World Socialist Web Site
Herausgegeben vom Internationalen Komitee der Vierten Internationale

David Harvey und die Occupy-Bewegung

Von Nick Beams
26. November 2011


Der Geograph und Sozialtheoretiker David Harvey hat in den vergangenen Jahren wegen seiner Schriften und Vorträge über Marx' Kapital eine breite Anhängerschaft gewonnen.

Dies verwundert kaum in Zeiten, in denen der Bankrott theoretischen Denkens grassiert, und in denen ein Kolumnist wie Paul Krugman (Economist und New York Times) als "Linker" und bei manchen sogar als Sozialist durchgehen kann. Mangelnde Kenntnis der marxistischen politischen Ökonomie führt dazu, dass Harveys Werk im Allgemeinen unkritisch akzeptiert wird.

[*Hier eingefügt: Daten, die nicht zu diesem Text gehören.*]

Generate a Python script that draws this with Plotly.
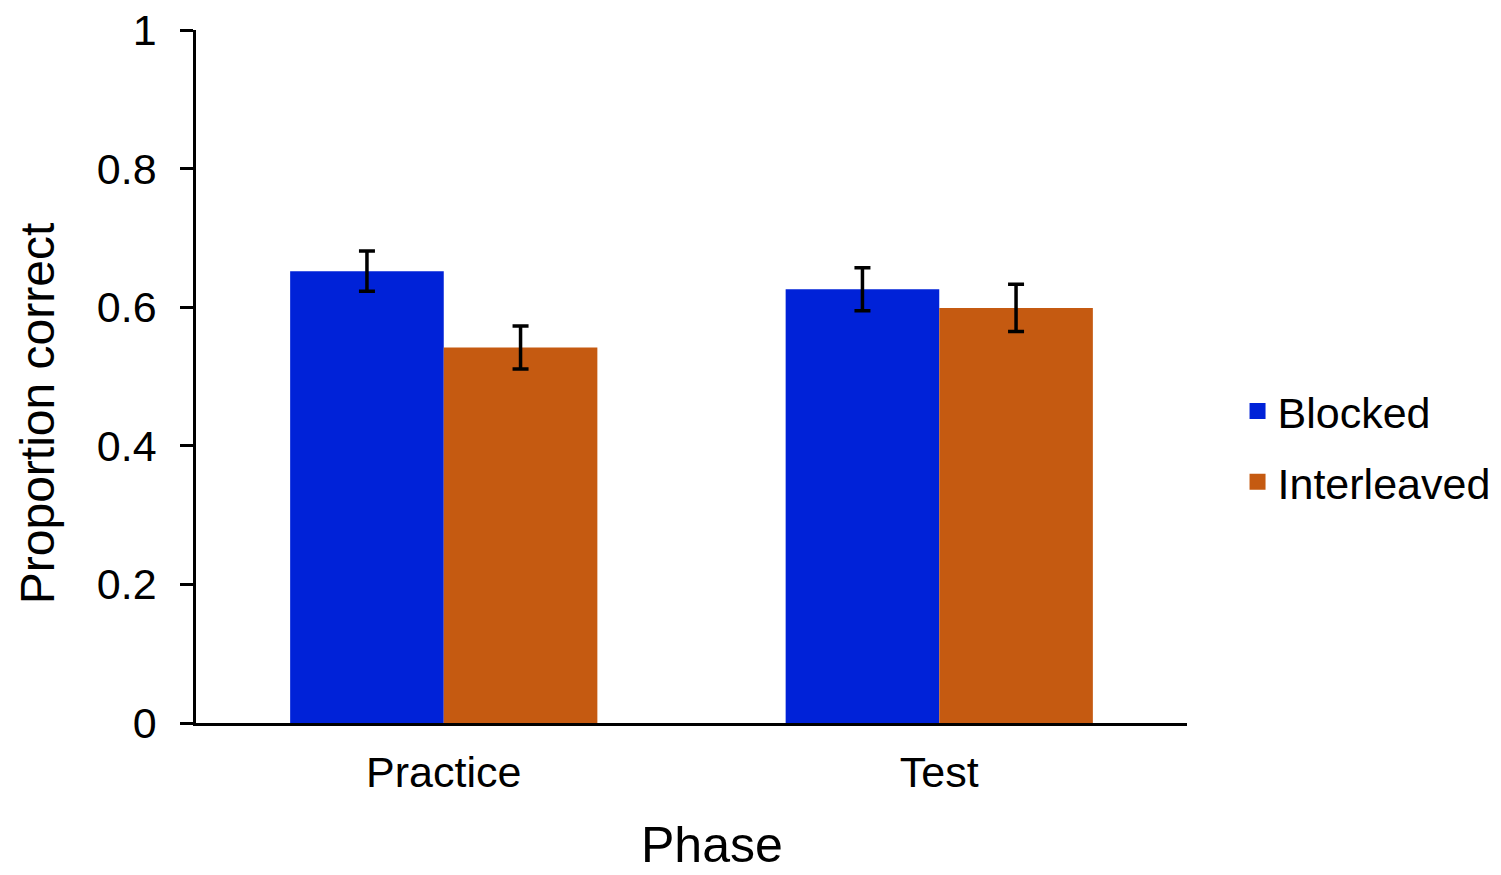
import plotly.graph_objects as go

phases = ["Practice", "Test"]
series_names = ["Blocked", "Interleaved"]
blocked = [0.652, 0.626]
blocked_err = [0.029, 0.031]
interleaved = [0.542, 0.599]
interleaved_err = [0.031, 0.034]
y_ticks = [0, 0.2, 0.4, 0.6, 0.8, 1]
y_tick_text = ["0", "0.2", "0.4", "0.6", "0.8", "1"]

colors = ["#0022D8", "#C55A11"]
FONT = "Liberation Sans, Arial, Helvetica, sans-serif"

fig = go.Figure()
for name, vals, errs, col in [(series_names[0], blocked, blocked_err, colors[0]),
                              (series_names[1], interleaved, interleaved_err, colors[1])]:
    fig.add_trace(go.Bar(
        x=phases, y=vals, name=name, marker_color=col, marker_line_width=0,
        error_y=dict(type="data", array=errs, visible=True, color="black",
                     thickness=3.5, width=8),
        showlegend=False,
    ))

# legend entries
for i, (name, col) in enumerate(zip(series_names, colors)):
    fig.add_trace(go.Scatter(
        x=[None], y=[None], mode="markers", name=name,
        marker=dict(symbol="square", size=22, color=col),
        legend="legend" if i == 0 else "legend2",
    ))

fig.update_layout(
    width=1501, height=875,
    margin=dict(l=196, r=314, t=30, b=152, autoexpand=False),
    paper_bgcolor="white", plot_bgcolor="white",
    barmode="group", bargap=0.38, bargroupgap=0,
    font=dict(family=FONT, color="black", size=43),
    legend=dict(x=1.051, y=0.4503, xanchor="left", yanchor="middle",
                font=dict(size=43), itemwidth=30, bgcolor="rgba(0,0,0,0)"),
    legend2=dict(x=1.051, y=0.348, xanchor="left", yanchor="middle",
                 font=dict(size=43), itemwidth=30, bgcolor="rgba(0,0,0,0)"),
    xaxis=dict(showline=True, linecolor="black", linewidth=2.5, ticks="",
               showgrid=False, zeroline=False, tickfont=dict(size=43),
               ticklabelstandoff=10),
    yaxis=dict(range=[0, 1], tickvals=y_ticks, ticktext=y_tick_text,
               showline=True, linecolor="black", linewidth=2.5,
               ticks="outside", ticklen=13, tickwidth=2.5, tickcolor="black",
               showgrid=False, zeroline=False, tickfont=dict(size=43),
               ticklabelstandoff=15),
    annotations=[
        dict(text="Proportion correct", textangle=-90, xref="paper", yref="paper",
             x=(37 - 196) / 991, y=0.447, xanchor="center", yanchor="middle",
             showarrow=False, font=dict(size=48)),
        dict(text="Phase", xref="paper", yref="paper",
             x=(712 - 196) / 991, y=(723 - 845) / 693, xanchor="center", yanchor="middle",
             showarrow=False, font=dict(size=50)),
    ],
)

fig.write_html("out.html", config={"displayModeBar": False},
               post_script="document.body.style.margin='0';document.body.style.overflow='hidden';")
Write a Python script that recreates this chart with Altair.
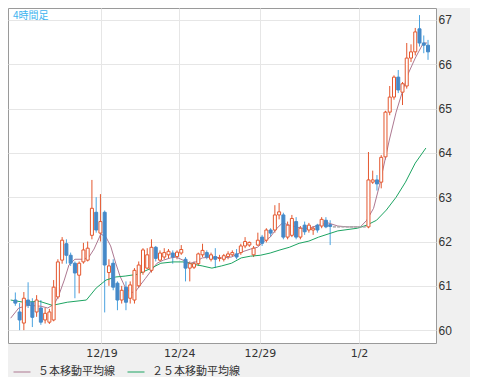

Eine Analyse seiner Schriften bis hin zu seinem Buch "Limits to Capital" (1982, Neuauflage 2006) wird zeigen, dass Harvey zu jenen gehört, die versuchen, Marx' Theorien mit der bestehenden Ordnung in Einklang zu bringen.

An dieser Stelle kann Harveys Werk keiner ausführlichen Rezension unterzogen werden. Aber seine Reaktion auf die Occupy-Bewegung verschafft schon einen Einblick in die Grundlagen seiner politischen Ökonomie. In theoretischer Hinsicht besteht das Hauptmerkmal seiner Arbeit darin, dass er versucht, die Widersprüche des Kapitalismus, die Marx zufolge die objektiven Bedingungen für seinen Sturz schaffen, abzumildern, wenn nicht gar ganz zu überwinden.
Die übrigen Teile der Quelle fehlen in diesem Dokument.